Drake does not constitute sound law because of its dire evidentiary problems, its unsupported rejection of established Georgia precedent, its fallacious reasoning, its construction of statutory law contrary to the Legislature's intent, and its abandonment in subsequent opinions of this Court. Most importantly, Drake does not constitute sound law because it hurts children rather than protects them. In short, there is no valid reason for following Drake and every reason to reject it. Accordingly, I cannot join the majority's opinion which adheres to and perpetuates the errors in Drake.

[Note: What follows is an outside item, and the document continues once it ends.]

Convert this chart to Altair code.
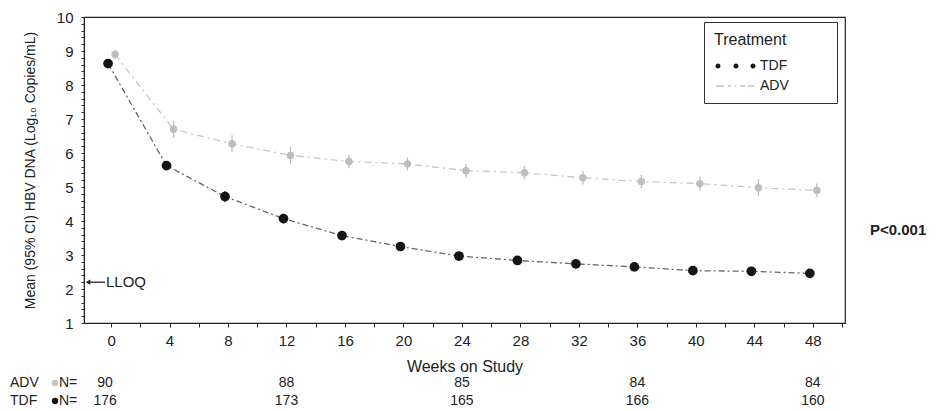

Because I would hold that sexual acts directed to a child under the age of 16 are, in law, forcible and against the victim's will, Cooper, supra at 631 (2), and because the evidence adduced by the State established that Collins' stepdaughter was 12 years old at the time he engaged in sexual intercourse with her, I would reverse the Court of Appeals and affirm the judgment entered on Collins' rape conviction.
J. Thomas Morgan, District Attorney, Lee A. Mangone, Robert M. Coker, Assistant District Attorneys, for appellant.